Data for processing ::
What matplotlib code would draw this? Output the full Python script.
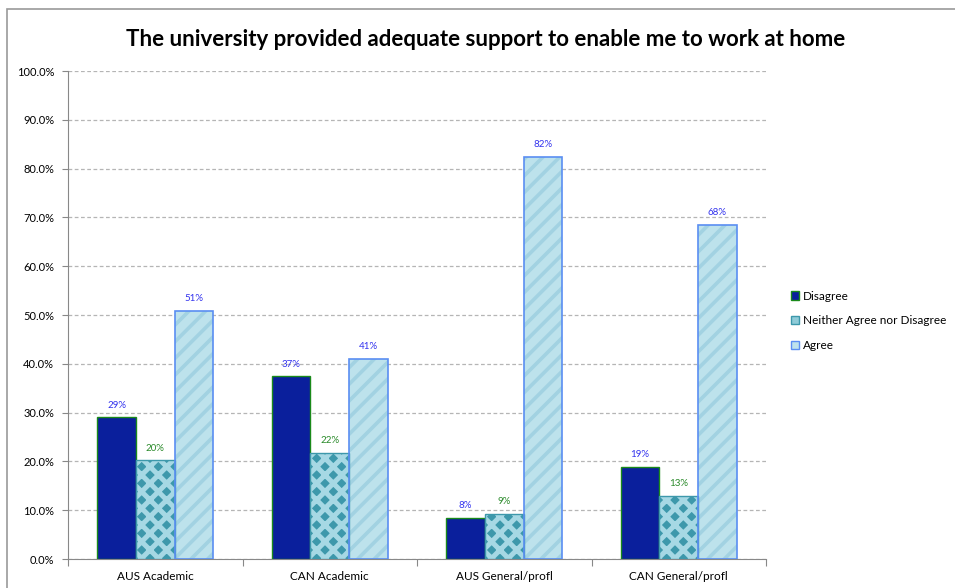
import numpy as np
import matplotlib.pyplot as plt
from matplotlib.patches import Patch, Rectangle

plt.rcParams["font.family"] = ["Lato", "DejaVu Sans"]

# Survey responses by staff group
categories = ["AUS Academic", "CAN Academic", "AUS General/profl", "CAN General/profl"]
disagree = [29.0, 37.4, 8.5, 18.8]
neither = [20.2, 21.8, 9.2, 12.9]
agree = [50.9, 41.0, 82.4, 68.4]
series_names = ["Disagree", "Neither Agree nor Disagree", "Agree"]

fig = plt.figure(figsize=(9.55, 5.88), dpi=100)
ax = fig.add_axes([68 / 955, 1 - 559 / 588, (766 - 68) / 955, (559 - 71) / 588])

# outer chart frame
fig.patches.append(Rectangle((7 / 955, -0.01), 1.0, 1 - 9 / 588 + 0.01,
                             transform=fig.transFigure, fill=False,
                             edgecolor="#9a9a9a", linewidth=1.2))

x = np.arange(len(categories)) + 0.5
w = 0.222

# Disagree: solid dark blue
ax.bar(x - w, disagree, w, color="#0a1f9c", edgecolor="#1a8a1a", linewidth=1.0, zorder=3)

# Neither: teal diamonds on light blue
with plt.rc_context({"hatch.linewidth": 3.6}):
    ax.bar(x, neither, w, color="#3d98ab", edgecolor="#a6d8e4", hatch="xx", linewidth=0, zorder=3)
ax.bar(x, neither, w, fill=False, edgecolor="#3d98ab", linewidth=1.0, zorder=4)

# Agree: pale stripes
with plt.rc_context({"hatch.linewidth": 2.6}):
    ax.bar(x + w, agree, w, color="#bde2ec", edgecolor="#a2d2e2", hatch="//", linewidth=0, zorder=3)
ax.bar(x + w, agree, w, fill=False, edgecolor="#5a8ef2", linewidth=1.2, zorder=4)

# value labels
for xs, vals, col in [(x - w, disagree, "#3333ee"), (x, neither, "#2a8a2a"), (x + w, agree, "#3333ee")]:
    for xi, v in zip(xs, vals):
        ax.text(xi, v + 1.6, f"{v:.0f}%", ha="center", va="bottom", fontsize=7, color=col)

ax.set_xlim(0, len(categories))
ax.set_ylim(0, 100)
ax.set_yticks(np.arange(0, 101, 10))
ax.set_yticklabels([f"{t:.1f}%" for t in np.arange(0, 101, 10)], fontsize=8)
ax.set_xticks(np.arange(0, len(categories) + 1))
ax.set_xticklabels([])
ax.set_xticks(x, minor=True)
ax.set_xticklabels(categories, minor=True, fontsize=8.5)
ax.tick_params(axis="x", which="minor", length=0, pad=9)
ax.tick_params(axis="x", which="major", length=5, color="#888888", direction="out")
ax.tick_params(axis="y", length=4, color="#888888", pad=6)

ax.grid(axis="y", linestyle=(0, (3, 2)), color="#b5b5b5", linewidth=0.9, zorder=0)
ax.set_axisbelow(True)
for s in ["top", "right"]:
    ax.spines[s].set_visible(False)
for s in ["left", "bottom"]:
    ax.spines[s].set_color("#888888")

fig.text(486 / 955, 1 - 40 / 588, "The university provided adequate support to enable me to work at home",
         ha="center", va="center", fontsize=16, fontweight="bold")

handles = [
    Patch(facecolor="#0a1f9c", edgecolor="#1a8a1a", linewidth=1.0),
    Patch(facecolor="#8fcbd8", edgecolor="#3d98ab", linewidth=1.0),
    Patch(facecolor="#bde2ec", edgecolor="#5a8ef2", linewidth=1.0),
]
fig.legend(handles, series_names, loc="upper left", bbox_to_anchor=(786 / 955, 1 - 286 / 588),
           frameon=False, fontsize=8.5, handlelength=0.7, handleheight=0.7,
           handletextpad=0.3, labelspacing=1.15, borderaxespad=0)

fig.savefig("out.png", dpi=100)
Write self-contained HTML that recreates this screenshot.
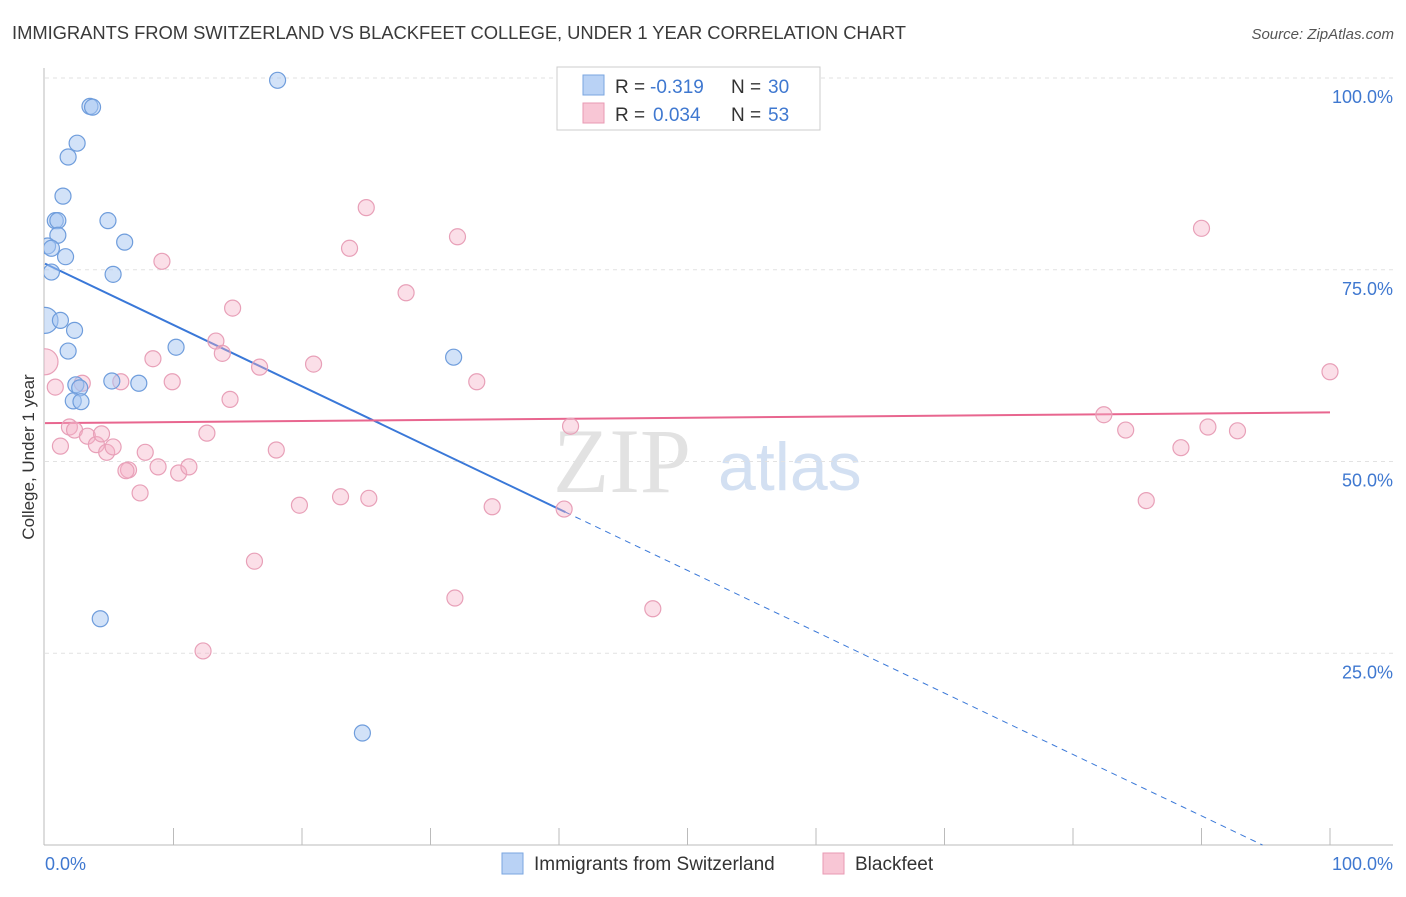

Goal ::
Using the material above, state how many lines include the string "this". Answer with a single number.

Full answer ::
2